Journal: Jurnal Tanah Tropika
ISSN 0852-257X

Volume: 15;
Issue: 3;
Start page: 237;
Date: 2010;
Original page

Keywords: Dissolved iron | functional groups | humic acid | new established rice field | organic matter

ABSTRACT
In order to identify the properties of humic acid extracted from four kinds of organic matters (a peat soil, a stable manure, a compost of rice straw and a municipal waste) and their potentiality to bind Fe2+ at new established rice field, a series of experiment was done in Soil Laboratory Faculty of Agriculture, Andalas University Padang. First step was characterization of functional groups and other chemical properties of humic acids, and their reaction with Fe2+. The second step was to examine the ability of humic acids to bind Fe2+ solution at new established rice field by conducting incubation experiments.

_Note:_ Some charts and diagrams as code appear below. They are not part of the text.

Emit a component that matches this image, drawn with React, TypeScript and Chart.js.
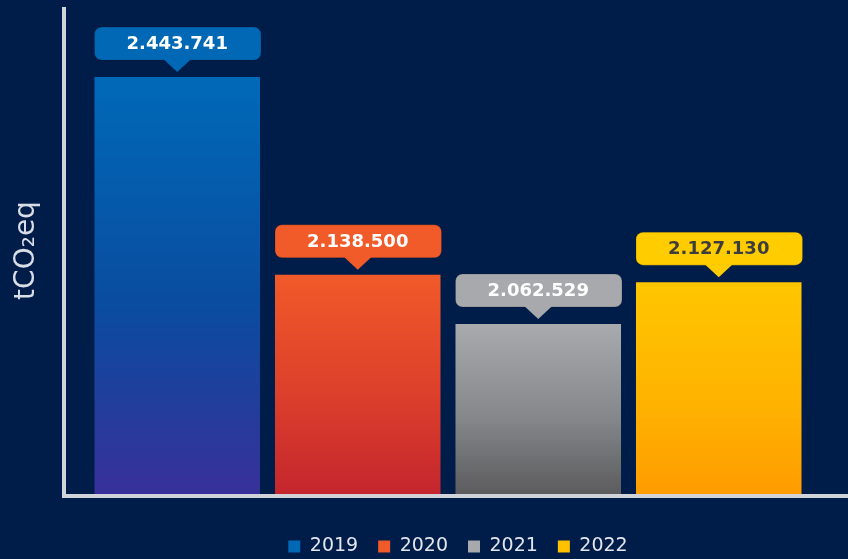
import { useEffect, useRef } from "react";
import { Chart, registerables } from "chart.js";

Chart.register(...registerables);

const categories = ["2019", "2020", "2021", "2022"];
const emissions = [2443741, 2138500, 2062529, 2127130];
const yMin = 1800000;
const yMax = 2552000;
const axisTitle = "tCO₂eq";

const barTopColors = ["#0069b8", "#f15a29", "#a8aaad", "#ffc600"];
const barMidColors = ["#0a4c9f", "#dc3f2b", "#85878a", "#ffb400"];
const barBottomColors = ["#38309a", "#c4262e", "#5c5c5e", "#ff9c00"];
const labelBoxColors = ["#0068b5", "#f15a29", "#a7a9ac", "#ffcc00"];
const labelTextColors = ["#ffffff", "#ffffff", "#ffffff", "#3d3d3d"];
const legendColors = ["#0068b5", "#f15a29", "#a7a9ac", "#ffc200"];

const BG = "#001d4a";
const AXIS = "#d0d3da";

function formatValue(v: number): string {
  return String(v).replace(/\B(?=(\d{3})+(?!\d))/g, ".");
}

const axisLinesPlugin = {
  id: "axisLines",
  beforeDatasetsDraw(chart: any) {
    const { ctx, chartArea } = chart;
    ctx.save();
    ctx.fillStyle = AXIS;
    const xLine = chartArea.left - 25;
    ctx.fillRect(xLine, chartArea.top, 4, chartArea.bottom - chartArea.top + 4);
    ctx.fillRect(xLine, chartArea.bottom, chart.width - xLine, 4);
    ctx.restore();
  },
};

const calloutPlugin = {
  id: "callouts",
  afterDatasetsDraw(chart: any) {
    const { ctx } = chart;
    const meta = chart.getDatasetMeta(0);
    meta.data.forEach((bar: any, i: number) => {
      const { x, y, width } = bar.getProps(["x", "y", "width"], true);
      const left = x - width / 2;
      const boxW = width + 1;
      const top = y - 50;
      const bottom = y - 17;
      const r = 7;
      ctx.save();
      ctx.fillStyle = labelBoxColors[i];
      ctx.strokeStyle = "rgba(0,0,0,0.18)";
      ctx.lineWidth = 1;
      ctx.beginPath();
      ctx.roundRect(left, top, boxW, bottom - top, r);
      ctx.fill();
      ctx.stroke();
      ctx.beginPath();
      ctx.moveTo(x - 14, bottom - 1);
      ctx.lineTo(x + 14, bottom - 1);
      ctx.lineTo(x, y - 5);
      ctx.closePath();
      ctx.fill();
      ctx.fillStyle = labelTextColors[i];
      ctx.font = "bold 18px 'DejaVu Sans'";
      ctx.textAlign = "center";
      ctx.textBaseline = "middle";
      ctx.fillText(formatValue(emissions[i]), x, (top + bottom) / 2 + 1);
      ctx.restore();
    });
  },
};

const legendShiftPlugin = {
  id: "legendShift",
  afterLayout(chart: any) {
    if (chart.legend) {
      chart.legend.left += 10;
      chart.legend.right += 10;
      chart.legend.top += 15;
      chart.legend.bottom += 15;
    }
  },
};

export default function App() {
  const ref = useRef<HTMLCanvasElement | null>(null);

  useEffect(() => {
    if (!ref.current) return;
    const chart = new Chart(ref.current, {
      type: "bar",
      data: {
        labels: categories,
        datasets: [
          {
            label: "tCO2eq",
            data: emissions,
            borderWidth: 0,
            barPercentage: 1,
            categoryPercentage: 0.917,
            backgroundColor: (c: any) => {
              const i = c.dataIndex;
              const chartRef = c.chart;
              const area = chartRef.chartArea;
              const ys = chartRef.scales?.y;
              if (!area || !ys || i === undefined) return barTopColors[i ?? 0];
              const yTop = ys.getPixelForValue(emissions[i]);
              const g = chartRef.ctx.createLinearGradient(0, yTop, 0, area.bottom);
              g.addColorStop(0, barTopColors[i]);
              g.addColorStop(0.55, barMidColors[i]);
              g.addColorStop(1, barBottomColors[i]);
              return g;
            },
          },
        ],
      },
      options: {
        responsive: false,
        animation: false,
        layout: { padding: { top: 7, right: 39, left: 0, bottom: 8 } },
        scales: {
          x: {
            grid: { display: false },
            border: { display: false },
            ticks: { display: false },
          },
          y: {
            min: yMin,
            max: yMax,
            grid: { display: false },
            border: { display: false },
            ticks: { display: false },
            title: {
              display: true,
              text: axisTitle,
              color: "#d9dde6",
              font: { family: "'DejaVu Sans'", size: 28, weight: "normal" },
              padding: { top: 10, bottom: 0 },
            },
            afterFit: (scale: any) => {
              scale.width = 87;
            },
          },
        },
        plugins: {
          tooltip: { enabled: false },
          legend: {
            display: true,
            position: "bottom",
            fullSize: false,
            labels: {
              boxWidth: 12,
              boxHeight: 12,
              padding: 20,
              color: "#e2e6ee",
              font: { family: "'DejaVu Sans'", size: 19, weight: "normal" },
              generateLabels: () =>
                categories.map((cat, i) => ({
                  text: cat,
                  fillStyle: legendColors[i],
                  strokeStyle: legendColors[i],
                  lineWidth: 0,
                  fontColor: "#e2e6ee",
                  hidden: false,
                  index: i,
                  datasetIndex: 0,
                })),
            },
          },
        },
      },
      plugins: [axisLinesPlugin, calloutPlugin, legendShiftPlugin],
    } as any);
    return () => chart.destroy();
  }, []);

  return (
    <div
      style={{
        position: "fixed",
        left: 0,
        top: 0,
        width: 848,
        height: 559,
        background: BG,
        overflow: "hidden",
      }}
    >
      <canvas ref={ref} width={848} height={559} style={{ display: "block" }} />
    </div>
  );
}
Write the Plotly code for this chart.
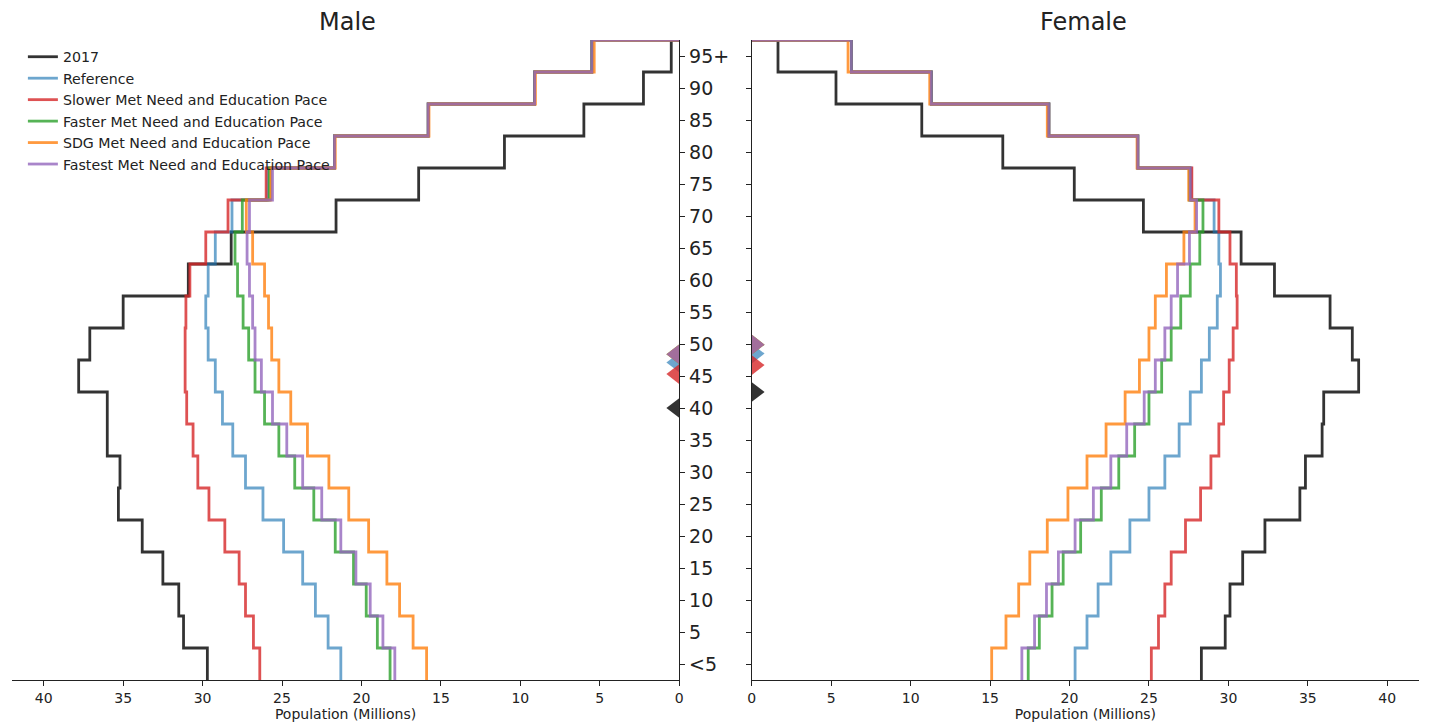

The experiment used a completely randomized design with three replications. The 450 ppm Fe solution was treated with 0, 50, 100, 150, 200, 250, 300, 350, 400, and 450 ppm humic acids and incubated for 24 hours. While top soil samples taken from Sitiung, West Sumatera were treated with 0,100, 200, 300, and 400 ppm humic acids, flooded with deionized water, and incubated for 6 weeks. The result showed that the functional group and other chemical characteristic of humic acid from rice straw compost and peat soil were better than those of manure and municipal waste compost. Functional group of both humic acids was dominated by COO-. High reactivity of the humic acid had been found when humic acids were added to Fe solution with ratio 1 : 1. Use of humic acid extracted from peat soil with the levels from 0 to 100, 200, 300, and 400 ppm decreased the Fe2+ concentration from 1.361 ppm to 910, 860, 831, and 776 ppm, respectively at new established rice field. While the use of humic acid extracted from rice straw compost with the same levels as above decreased the Fe2+ concentration from 1361 to 770, 701, 612, and 600 ppm, respectively, after four weeks of flooding.